# Start of Provided records

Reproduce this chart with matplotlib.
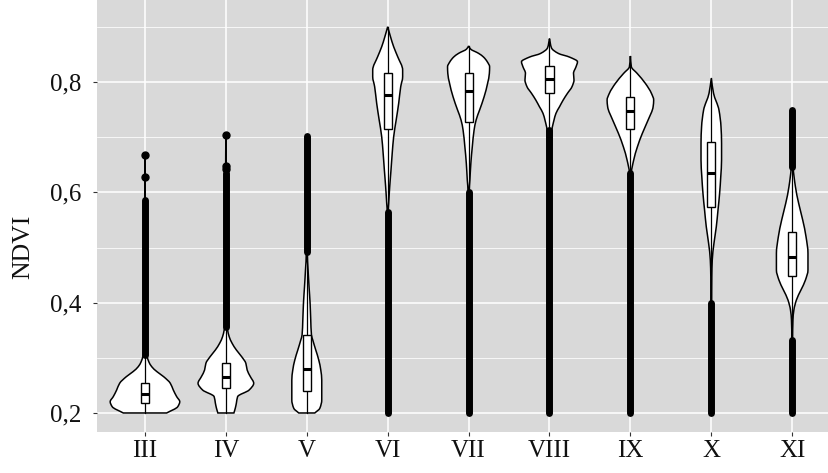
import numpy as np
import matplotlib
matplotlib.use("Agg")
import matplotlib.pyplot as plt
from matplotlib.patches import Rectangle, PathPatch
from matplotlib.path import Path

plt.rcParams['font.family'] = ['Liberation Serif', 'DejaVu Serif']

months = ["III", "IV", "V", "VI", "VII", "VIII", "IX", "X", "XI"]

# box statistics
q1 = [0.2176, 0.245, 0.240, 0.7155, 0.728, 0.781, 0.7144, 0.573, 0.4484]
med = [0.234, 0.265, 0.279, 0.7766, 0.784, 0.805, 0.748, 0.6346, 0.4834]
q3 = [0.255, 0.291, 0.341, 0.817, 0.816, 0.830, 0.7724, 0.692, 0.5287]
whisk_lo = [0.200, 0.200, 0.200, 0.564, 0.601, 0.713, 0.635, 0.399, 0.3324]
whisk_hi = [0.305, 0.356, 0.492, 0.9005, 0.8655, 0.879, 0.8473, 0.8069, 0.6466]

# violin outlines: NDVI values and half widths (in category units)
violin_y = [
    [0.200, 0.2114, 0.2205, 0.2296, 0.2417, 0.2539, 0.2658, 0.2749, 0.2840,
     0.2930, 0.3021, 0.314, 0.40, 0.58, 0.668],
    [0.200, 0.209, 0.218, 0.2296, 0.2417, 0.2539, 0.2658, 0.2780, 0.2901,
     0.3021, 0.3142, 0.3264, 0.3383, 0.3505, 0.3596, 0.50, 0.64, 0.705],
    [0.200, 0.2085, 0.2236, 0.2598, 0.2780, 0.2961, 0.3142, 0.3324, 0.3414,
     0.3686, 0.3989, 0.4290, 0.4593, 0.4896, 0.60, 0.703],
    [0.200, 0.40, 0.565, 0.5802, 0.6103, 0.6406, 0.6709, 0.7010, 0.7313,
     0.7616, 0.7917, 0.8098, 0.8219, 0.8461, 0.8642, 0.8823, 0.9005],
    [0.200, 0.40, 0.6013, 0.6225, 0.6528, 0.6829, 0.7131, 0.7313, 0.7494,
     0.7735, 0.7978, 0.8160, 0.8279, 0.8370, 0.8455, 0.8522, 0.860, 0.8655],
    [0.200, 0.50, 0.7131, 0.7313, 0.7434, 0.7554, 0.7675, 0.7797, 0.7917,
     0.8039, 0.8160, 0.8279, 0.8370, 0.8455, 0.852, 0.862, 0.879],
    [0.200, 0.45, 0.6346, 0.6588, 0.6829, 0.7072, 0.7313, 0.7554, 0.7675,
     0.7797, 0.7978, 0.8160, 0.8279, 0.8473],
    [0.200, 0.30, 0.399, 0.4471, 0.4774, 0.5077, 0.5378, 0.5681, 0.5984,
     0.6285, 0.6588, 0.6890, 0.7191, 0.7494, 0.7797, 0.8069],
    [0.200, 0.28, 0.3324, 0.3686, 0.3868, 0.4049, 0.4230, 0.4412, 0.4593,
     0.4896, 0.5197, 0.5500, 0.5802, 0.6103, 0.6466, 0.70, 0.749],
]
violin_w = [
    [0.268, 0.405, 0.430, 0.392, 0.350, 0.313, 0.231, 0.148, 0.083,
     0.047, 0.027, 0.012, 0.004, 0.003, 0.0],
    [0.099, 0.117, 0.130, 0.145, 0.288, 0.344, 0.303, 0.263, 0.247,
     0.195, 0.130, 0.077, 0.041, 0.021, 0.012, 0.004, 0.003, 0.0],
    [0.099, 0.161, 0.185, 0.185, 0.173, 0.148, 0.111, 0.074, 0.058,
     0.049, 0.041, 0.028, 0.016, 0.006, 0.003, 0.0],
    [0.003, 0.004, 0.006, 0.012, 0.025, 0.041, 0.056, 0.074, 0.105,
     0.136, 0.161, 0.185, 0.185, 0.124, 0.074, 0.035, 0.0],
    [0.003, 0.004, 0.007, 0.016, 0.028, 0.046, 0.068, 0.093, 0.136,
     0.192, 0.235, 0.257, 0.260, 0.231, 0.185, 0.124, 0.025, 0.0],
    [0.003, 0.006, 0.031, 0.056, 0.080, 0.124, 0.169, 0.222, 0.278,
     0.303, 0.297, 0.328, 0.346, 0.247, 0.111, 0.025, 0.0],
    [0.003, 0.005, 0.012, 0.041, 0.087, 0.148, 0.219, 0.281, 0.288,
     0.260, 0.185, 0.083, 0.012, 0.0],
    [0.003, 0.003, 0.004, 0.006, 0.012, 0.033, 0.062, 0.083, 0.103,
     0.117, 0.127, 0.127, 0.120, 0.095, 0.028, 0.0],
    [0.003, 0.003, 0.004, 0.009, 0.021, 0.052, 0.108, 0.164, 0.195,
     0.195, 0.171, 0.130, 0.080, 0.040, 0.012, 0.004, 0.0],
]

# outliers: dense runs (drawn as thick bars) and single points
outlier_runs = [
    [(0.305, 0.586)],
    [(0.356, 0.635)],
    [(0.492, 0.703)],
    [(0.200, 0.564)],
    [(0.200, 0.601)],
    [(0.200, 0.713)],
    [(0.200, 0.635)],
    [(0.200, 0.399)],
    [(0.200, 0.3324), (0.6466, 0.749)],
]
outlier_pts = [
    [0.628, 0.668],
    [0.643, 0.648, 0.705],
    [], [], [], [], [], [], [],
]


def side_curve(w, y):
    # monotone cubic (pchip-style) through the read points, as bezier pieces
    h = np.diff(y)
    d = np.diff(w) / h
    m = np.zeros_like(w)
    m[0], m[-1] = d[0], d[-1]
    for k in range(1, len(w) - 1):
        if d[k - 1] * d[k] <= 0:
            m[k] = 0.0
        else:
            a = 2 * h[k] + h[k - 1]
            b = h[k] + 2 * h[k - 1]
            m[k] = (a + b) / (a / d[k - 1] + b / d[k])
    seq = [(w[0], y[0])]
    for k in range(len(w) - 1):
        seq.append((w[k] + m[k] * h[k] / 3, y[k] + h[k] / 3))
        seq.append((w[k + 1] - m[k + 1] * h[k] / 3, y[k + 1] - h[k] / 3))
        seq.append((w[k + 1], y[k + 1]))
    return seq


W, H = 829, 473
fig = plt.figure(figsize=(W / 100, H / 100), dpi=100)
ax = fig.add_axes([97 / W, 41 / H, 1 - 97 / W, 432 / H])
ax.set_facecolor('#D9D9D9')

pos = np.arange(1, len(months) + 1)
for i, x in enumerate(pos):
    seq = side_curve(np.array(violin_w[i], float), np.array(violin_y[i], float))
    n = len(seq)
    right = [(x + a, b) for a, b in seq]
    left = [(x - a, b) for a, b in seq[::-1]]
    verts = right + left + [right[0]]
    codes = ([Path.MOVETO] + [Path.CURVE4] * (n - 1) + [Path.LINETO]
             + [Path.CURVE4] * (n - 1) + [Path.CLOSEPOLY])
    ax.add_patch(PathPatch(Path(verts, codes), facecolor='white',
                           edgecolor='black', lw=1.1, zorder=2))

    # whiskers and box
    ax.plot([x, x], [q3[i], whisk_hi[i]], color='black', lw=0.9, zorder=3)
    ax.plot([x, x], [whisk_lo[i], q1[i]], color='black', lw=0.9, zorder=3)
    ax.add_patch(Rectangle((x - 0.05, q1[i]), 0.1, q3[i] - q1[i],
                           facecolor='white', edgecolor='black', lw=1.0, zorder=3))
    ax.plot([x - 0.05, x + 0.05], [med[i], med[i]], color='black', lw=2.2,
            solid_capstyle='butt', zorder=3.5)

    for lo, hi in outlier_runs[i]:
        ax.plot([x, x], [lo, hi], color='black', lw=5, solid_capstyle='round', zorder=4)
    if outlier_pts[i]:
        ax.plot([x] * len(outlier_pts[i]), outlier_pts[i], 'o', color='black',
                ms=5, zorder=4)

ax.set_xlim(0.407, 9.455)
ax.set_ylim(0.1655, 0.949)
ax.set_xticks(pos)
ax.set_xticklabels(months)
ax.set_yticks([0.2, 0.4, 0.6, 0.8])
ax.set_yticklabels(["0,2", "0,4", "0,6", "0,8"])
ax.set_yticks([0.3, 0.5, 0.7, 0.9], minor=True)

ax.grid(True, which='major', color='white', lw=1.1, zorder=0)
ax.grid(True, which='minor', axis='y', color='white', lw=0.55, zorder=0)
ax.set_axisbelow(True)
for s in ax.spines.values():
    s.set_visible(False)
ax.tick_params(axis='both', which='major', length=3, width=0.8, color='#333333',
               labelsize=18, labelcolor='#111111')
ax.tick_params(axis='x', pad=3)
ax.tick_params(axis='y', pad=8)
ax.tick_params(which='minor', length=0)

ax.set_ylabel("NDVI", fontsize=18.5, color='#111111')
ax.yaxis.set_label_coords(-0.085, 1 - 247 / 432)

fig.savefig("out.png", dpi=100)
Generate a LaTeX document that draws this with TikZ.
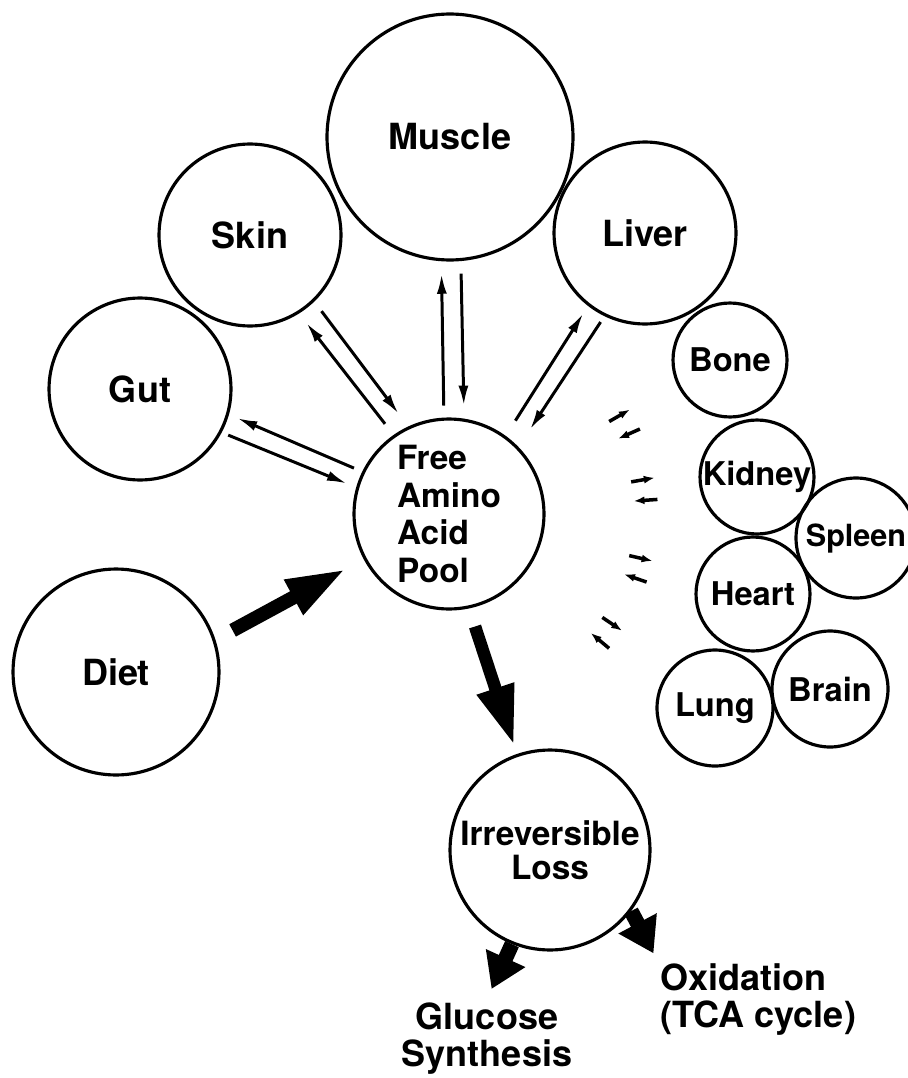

# End of Provided records

**Required task**
From the first line above through the line containing "plt.rcParams['font.family'] = ['Liberation", copy everything exactly, without the pictures.

**Task answer**
Reproduce this chart with matplotlib.
import numpy as np
import matplotlib
matplotlib.use("Agg")
import matplotlib.pyplot as plt
from matplotlib.patches import Rectangle, PathPatch
from matplotlib.path import Path

plt.rcParams['font.family'] = ['Liberation Serif', 'DejaVu Serif']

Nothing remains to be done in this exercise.